Я спускаюсь вниз, но детектива нет на кухне. Застаю его в Большом Зале, где он устроился на банкетке, положив диктофон на крышку рояля.
— Решил немного сменить обстановку, — поясняет он.
Я присаживаюсь на ближний к нему край дивана, и детектив возобновляет запись.
— Что произошло после того, как вас подстрелили?
— Я вызвал 911. Старался поддерживать ее жизнь, пока они не приехали. А потом нас обоих увезли в больницу.
— А после?
Я рассказываю ему все, что помню, хотя помню немного. Очнувшись после операции, я даже не знал, жива ли Лейла. Я три часа провел в палате, не услышав ни слова о ее состоянии.
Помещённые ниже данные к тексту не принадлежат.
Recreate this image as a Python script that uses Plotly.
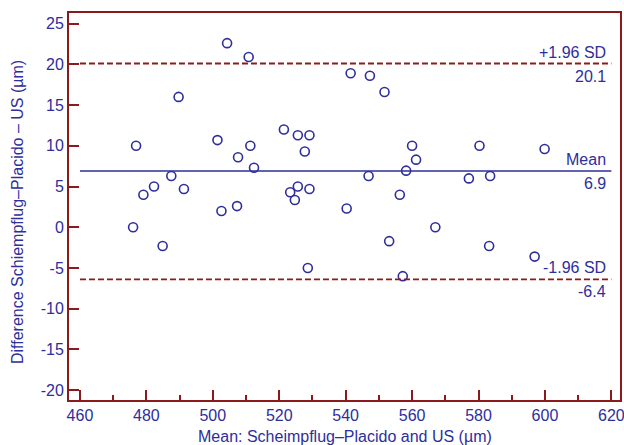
import plotly.graph_objects as go

# Bland-Altman data: mean of methods (x) and difference (y)
mean_vals = [476.9, 479.1, 482.3, 487.5, 491.3, 489.7, 504.3, 510.8, 501.4, 507.6,
             511.3, 512.4, 502.6, 507.3, 521.4, 525.6, 529.1, 527.7, 523.3, 525.6,
             529.1, 524.7, 476.0, 484.9, 528.6, 541.5, 547.3, 551.7, 560.0, 561.2,
             580.3, 599.9, 558.2, 546.9, 577.1, 583.5, 556.3, 540.3, 553.1, 567.0,
             583.2, 596.9, 557.2]
diff_vals = [10.0, 4.0, 5.0, 6.3, 4.7, 16.0, 22.6, 20.9, 10.7, 8.6,
             10.0, 7.3, 2.0, 2.6, 12.0, 11.3, 11.3, 9.3, 4.3, 5.0,
             4.7, 3.35, 0.0, -2.3, -5.0, 18.9, 18.6, 16.6, 10.0, 8.3,
             10.0, 9.6, 6.95, 6.3, 6.0, 6.3, 4.0, 2.3, -1.7, 0.0,
             -2.3, -3.6, -6.0]

mean_diff = 6.9
upper_loa = 20.1
lower_loa = -6.4
line_x_start = 460
line_x_end = 620

x_ticks = [460, 480, 500, 520, 540, 560, 580, 600, 620]
x_ticklabels = ["460", "480", "500", "520", "540", "560", "580", "600", "620"]
y_ticks = [-20, -15, -10, -5, 0, 5, 10, 15, 20, 25]
y_ticklabels = ["-20", "-15", "-10", "-5", "0", "5", "10", "15", "20", "25"]

x_title = "Mean: Scheimpflug\u2013Placido and US (\u00b5m)"
y_title = "Difference Schiempflug\u2013Placido \u2013 US (\u00b5m)"

BLUE = "#2e2e9c"
RED = "#8b1a1a"
FONT = "Liberation Sans, Arial, sans-serif"
FS = 16

W, H = 624, 445
ML, MR, MT, MB = 69, 4, 13, 45
PW, PH = W - ML - MR, H - MT - MB

fig = go.Figure()
fig.add_trace(go.Scatter(
    x=mean_vals, y=diff_vals, mode="markers",
    marker=dict(symbol="circle-open", size=9, color=BLUE, line=dict(width=1.6, color=BLUE)),
    showlegend=False, hoverinfo="x+y"))

# reference lines
fig.add_shape(type="line", x0=line_x_start, x1=line_x_end, y0=mean_diff, y1=mean_diff,
              xref="x", yref="y", line=dict(color=BLUE, width=1.6))
for v in (upper_loa, lower_loa):
    fig.add_shape(type="line", x0=line_x_start, x1=line_x_end, y0=v, y1=v,
                  xref="x", yref="y", line=dict(color=RED, width=1.8, dash="6px,3px"))

labels = [("+1.96 SD", upper_loa, "%.1f" % upper_loa),
          ("Mean", mean_diff, "%.1f" % mean_diff),
          ("-1.96 SD", lower_loa, "%.1f" % lower_loa)]
for top_txt, v, bot_txt in labels:
    fig.add_annotation(x=line_x_end - 1.0, y=v, text=top_txt, showarrow=False,
                       xanchor="right", yanchor="bottom", yshift=1,
                       font=dict(family=FONT, size=FS, color=BLUE))
    fig.add_annotation(x=line_x_end - 1.0, y=v, text=bot_txt, showarrow=False,
                       xanchor="right", yanchor="top", yshift=-2,
                       font=dict(family=FONT, size=FS, color=BLUE))

# axis titles
fig.add_annotation(xref="paper", yref="paper", x=(17 - ML) / PW, y=(H - MB - 212) / PH,
                   text=y_title, textangle=-90, showarrow=False,
                   xanchor="center", yanchor="middle",
                   font=dict(family=FONT, size=FS, color=BLUE))
fig.add_annotation(xref="paper", yref="paper", x=(345 - ML) / PW, y=(H - MB - 436) / PH,
                   text=x_title, showarrow=False,
                   xanchor="center", yanchor="middle",
                   font=dict(family=FONT, size=FS, color=BLUE))

fig.update_layout(
    width=W, height=H,
    margin=dict(l=ML, r=MR, t=MT, b=MB),
    plot_bgcolor="white", paper_bgcolor="white",
    font=dict(family=FONT, size=FS, color=BLUE),
    xaxis=dict(range=[456.7, 622.6], tickvals=x_ticks, ticktext=x_ticklabels,
               showgrid=False, zeroline=False, automargin=False,
               ticklabeloverflow="allow",
               showline=True, mirror=True, linecolor=RED, linewidth=2,
               ticks="inside", ticklen=10, tickwidth=2, tickcolor=RED,
               minor=dict(ticks="inside", ticklen=5, tickwidth=2, tickcolor=RED,
                          dtick=10, tick0=460, showgrid=False),
               tickfont=dict(family=FONT, size=FS, color=BLUE)),
    yaxis=dict(range=[-21.2, 26.3], tickvals=y_ticks, ticktext=y_ticklabels,
               showgrid=False, zeroline=False, automargin=False,
               ticklabeloverflow="allow",
               showline=True, mirror=True, linecolor=RED, linewidth=2,
               ticks="inside", ticklen=10, tickwidth=2, tickcolor=RED,
               tickfont=dict(family=FONT, size=FS, color=BLUE)),
)

fig.write_html("out.html", config={"displayModeBar": False},
               post_script="document.body.style.margin='0px';document.body.style.overflow='hidden';")
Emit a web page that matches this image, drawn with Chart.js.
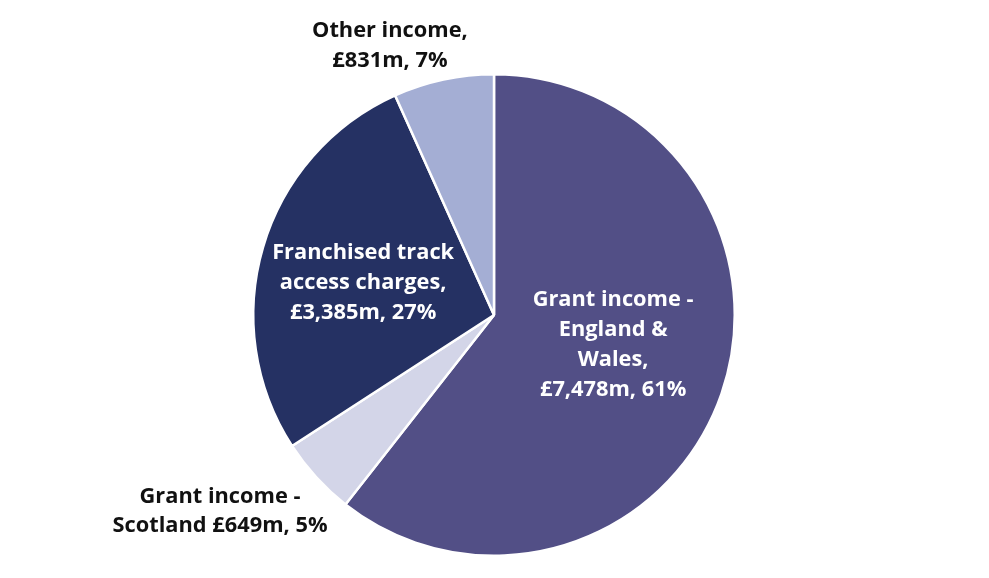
<!DOCTYPE html>
<html>
<head>
<meta charset="utf-8">
<script src="https://cdn.jsdelivr.net/npm/chart.js@4/dist/chart.umd.min.js"></script>
<style>
  html, body { margin: 0; padding: 0; background: #fff; }
  #wrap { width: 989px; height: 578px; position: relative; }
</style>
</head>
<body>
<div id="wrap"><canvas id="incomechart"></canvas></div>
<script>
// Income sources (£m), clockwise from 12 o'clock
var categories = ['Grant income - England & Wales', 'Grant income - Scotland', 'Franchised track access charges', 'Other income'];
var values = [7478, 649, 3385, 831];
var percents = [61, 5, 27, 7];
var labelLines = [
    ['Grant income -', 'England &', 'Wales,', '£7,478m, 61%'],
    ['Grant income -', 'Scotland £649m, 5%'],
    ['Franchised track', 'access charges,', '£3,385m, 27%'],
    ['Other income,', '£831m, 7%']
];
var colours = ['#524f86', '#d3d5e8', '#253163', '#a4aed4'];

// where each label sits: fraction of radius along the slice middle, plus a small nudge
var labelPlace = [
    { r: 0.51, da: -5, colour: '#ffffff' },
    { r: 1.4, da: 6.8, colour: '#111111' },
    { r: 0.56, da: -2.5, colour: '#ffffff' },
    { r: 1.2, da: -9, colour: '#111111' }
];

var sliceLabels = {
    id: 'sliceLabels',
    afterDatasetsDraw: function(chart) {
        var ctx = chart.ctx;
        var arcs = chart.getDatasetMeta(0).data;
        ctx.save();
        ctx.font = 'bold 21.8px "Open Sans", Inter, sans-serif';
        ctx.textAlign = 'center';
        ctx.textBaseline = 'middle';
        arcs.forEach(function(arc, i) {
            var p = labelPlace[i];
            var mid = (arc.startAngle + arc.endAngle) / 2 + p.da * Math.PI / 180;
            var cx = arc.x + Math.cos(mid) * arc.outerRadius * p.r;
            var cy = arc.y + Math.sin(mid) * arc.outerRadius * p.r;
            var lines = labelLines[i];
            var lh = 29.8;
            ctx.fillStyle = p.colour;
            for (var k = 0; k < lines.length; k++) {
                ctx.fillText(lines[k], cx, cy + (k - (lines.length - 1) / 2) * lh);
            }
        });
        ctx.restore();
    }
};

var ctx = document.getElementById('incomechart');
var incomeChart = new Chart(ctx, {
    type: 'pie',
    data: {
        labels: categories,
        datasets: [{
            data: values,
            backgroundColor: colours,
            borderColor: '#ffffff',
            borderWidth: 2.5
        }]
    },
    options: {
        responsive: true,
        maintainAspectRatio: false,
        animation: false,
        layout: { padding: { top: 73, bottom: 21, left: 0, right: 1 } },
        plugins: {
            legend: { display: false },
            tooltip: { enabled: false }
        }
    },
    plugins: [sliceLabels]
});
</script>
</body>
</html>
Рассказываю, как тяжело было звонить ее сестре и матери и признаваться в случившемся. А потом еще два часа давать показания, так и не зная, выжила ли она.
Я рассказываю все, что помню о проведенном в больнице времени, но все это не имеет значения. Ни ее спасение, ни выздоровление не важны так, как события, начавшие происходить после нашего возвращения в гостиницу.
— Почему вы решили сюда вернуться?
— Я хотел увезти ее из Теннесси. Решил, что лучше забрать Лейлу из больницы, едва врачи дали добро. И я знаю, как ей здесь нравится. — Я замолкаю после этих слов и уточняю: — Ну… как ей тут раньше нравилось.
— Когда же ей перестало здесь нравиться?
— Похоже, в день, когда мы сюда вернулись.
Глава 4
Сегодня утром я съел прядь волос Лейлы.
Меня посетила мысль, что странная выходка вроде поедания волос возлюбленной может положить начало еще более странному поведению. Например, стать предвестником каннибализма, как если жестокое обращение с животными в детском возрасте служит порой сигналом к тому, что ребенок вырастет серийным убийцей.